Louis DiCesari's 13-year-old granddaughter was so excited about attending Archbishop Carroll High School next year that he agreed to help with the $7,300 tuition and $1,845 school fee.
But he found out a few weeks ago that tuition for incoming freshmen was skyrocketing at the Main Line school, increasing $2,200. That brings next year's total to $11,345, with the school fee - an increase of nearly 25 percent - thousands more than any other school in the Archdiocese of Philadelphia's system is charging currently.
DiCesari, who mailed in a $200 deposit, said the girl's father could not afford the costly high school, having already borne the cost of keeping his daughter in a Catholic elementary school.
"He's exhausted all of his savings," said DiCesari, 63, of Roxborough.
Tuition at the archdiocese's other 16 high schools is far less than Carroll's, from $6,800 to $7,800 along with substantial fees, with non-Catholic students paying about $1,000 extra. The rates went up about 5 percent last year.
Chris Mominey, the archdiocesan secretary for education, declined to be interviewed, but wrote in an email that it was too early to know how much it will cost to attend Catholic high schools next year.
Catholic teachers' union president Rita Schwartz said families typically are notified in January.
Mominey said the $2,200 increase in tuition at Carroll, which he called the "Tuition Lock Program," was unique. School officials have been studying the new pricing system and surveying the community for two years, he said, and were ready to make an announcement about the program.
While the 1,100-student school, off Lancaster Avenue near SEPTA'S Radnor station, stands to cost substantially more than any other archdiocesan school, the price still is only about half that of St. Joseph's Preparatory in Philadelphia, a private school operated by Jesuits.
Carroll president Francis E. Fox, who also declined to be interviewed, wrote in an email that the decision to raise tuition was "based on our vastly improved value proposition."
The school has 275 applicants for next year with a waiting list for the third year in a row, he said, an indicator "that our model works."
He also said that the school would continue to support families that need financial help.
Neither Mominey nor Fox would disclose the amount Carroll freshmen will pay next year, but tuition officer Lisa Ritter told DiCesari in an email that the cost would be $9,500, which would be locked in for a student's four years at the school. But the fee will remain $1,845 for next year only.
The new tuition is not yet on the website.
Mominey said any plans to raise tuitions by other archdiocesan schools would be "communicated in a timely manner to parents and students alike."

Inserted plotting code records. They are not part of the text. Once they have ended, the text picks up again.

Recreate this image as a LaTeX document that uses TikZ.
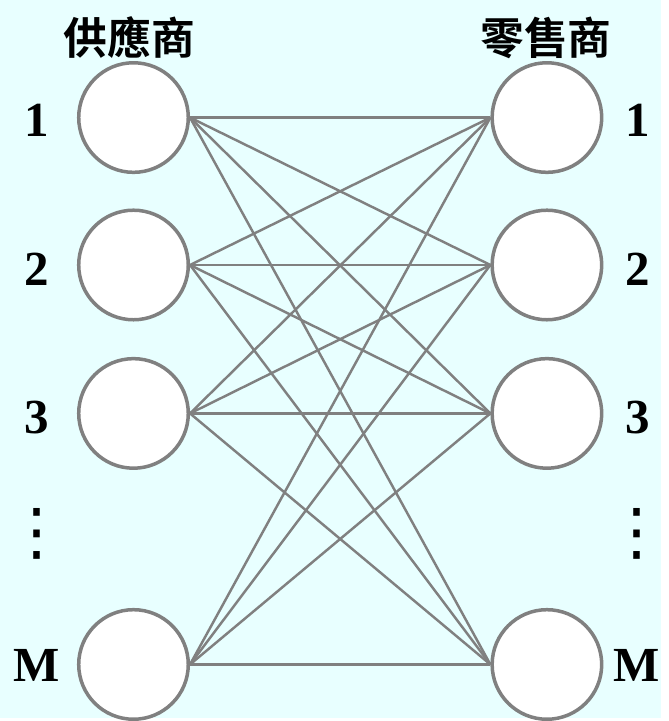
\documentclass[tikz,border=0pt]{standalone}
\usepackage{fontspec}
\setmainfont{Liberation Serif}
\newfontfamily\cjk{Noto Sans CJK TC Bold}
\newfontfamily\sym{DejaVu Sans}
\usepackage{tikz}
\usetikzlibrary{positioning}
\definecolor{bg}{RGB}{232,255,255}
\definecolor{rim}{RGB}{128,128,128}
\tikzset{
  party/.style={circle,draw=rim,fill=white,line width=2pt,minimum size=2.2cm,inner sep=0pt},
  tag/.style={font=\fontsize{28}{32}\selectfont\bfseries,inner sep=0pt},
  more/.style={font=\fontsize{36}{40}\selectfont\sym,inner sep=0pt},
  head/.style={font=\fontsize{25}{30}\selectfont\cjk,inner sep=0pt},
  link/.style={draw=rim,line width=1.4pt},
}
\begin{document}
\begin{tikzpicture}[x=0.02cm,y=-0.02cm]
  \fill[bg] (0,0) rectangle (664,721);
  % suppliers
  \node[party] (s1) at (134,118){};
  \node[party] (s2) at (134,266){};
  \node[party] (s3) at (134,415){};
  \node[party] (sm) at (134,667){};
  % retailers
  \node[party] (r1) at (549,118){};
  \node[party] (r2) at (549,266){};
  \node[party] (r3) at (549,415){};
  \node[party] (rm) at (549,667){};
  \node[head] (hs) at (130,38){供應商};
  \node[head] (hr) at (548,38){零售商};
  \node[tag] (ls1) at (37,121){1};  \node[tag] (lr1) at (640,121){1};
  \node[tag] (ls2) at (37,270){2};  \node[tag] (lr2) at (640,270){2};
  \node[tag] (ls3) at (37,419){3};  \node[tag] (lr3) at (640,419){3};
  \node[more] (lsd) at (37,536){⋮};  \node[more] (lrd) at (639,536){⋮};
  \node[tag] (lsm) at (37,668){M};  \node[tag] (lrm) at (639,668){M};
  \draw[link] (s1.east)--(r1.west); \draw[link] (s1.east)--(r2.west);
  \draw[link] (s1.east)--(r3.west); \draw[link] (s1.east)--(rm.west);
  \draw[link] (s2.east)--(r1.west); \draw[link] (s2.east)--(r2.west);
  \draw[link] (s2.east)--(r3.west); \draw[link] (s2.east)--(rm.west);
  \draw[link] (s3.east)--(r1.west); \draw[link] (s3.east)--(r2.west);
  \draw[link] (s3.east)--(r3.west); \draw[link] (s3.east)--(rm.west);
  \draw[link] (sm.east)--(r1.west); \draw[link] (sm.east)--(r2.west);
  \draw[link] (sm.east)--(r3.west); \draw[link] (sm.east)--(rm.west);
\end{tikzpicture}
\end{document}
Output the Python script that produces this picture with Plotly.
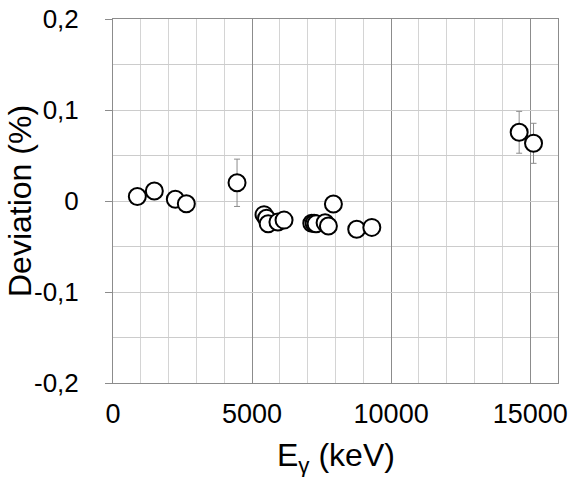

But DiCesari, a widower with three grandchildren who works part time as a clerk at Acme Markets, said that given the size of the increase, Carroll waited too long to inform the school community. He said he found out only after a Carroll representative visited his daughter's elementary school a few weeks ago.
Students are looking at high schools in September and making their decisions early in the school year, he said.
"Why didn't they put this out earlier?" he said. "They're keeping it under the radar."
The new tuition has not yet been posted on the school's website.
Raising tuition $2,200 is "a game-changer" for a lot of people, DiCesari said. "The whole thing hasn't been handled well."
He said his granddaughter is OK with not going to Carroll and is considering other Catholic schools, including Bishop McDevitt
"A couple of months ago, the pope was here talking about the less fortunate," he said. "And Fox is trying to make [Carroll] an elitist school."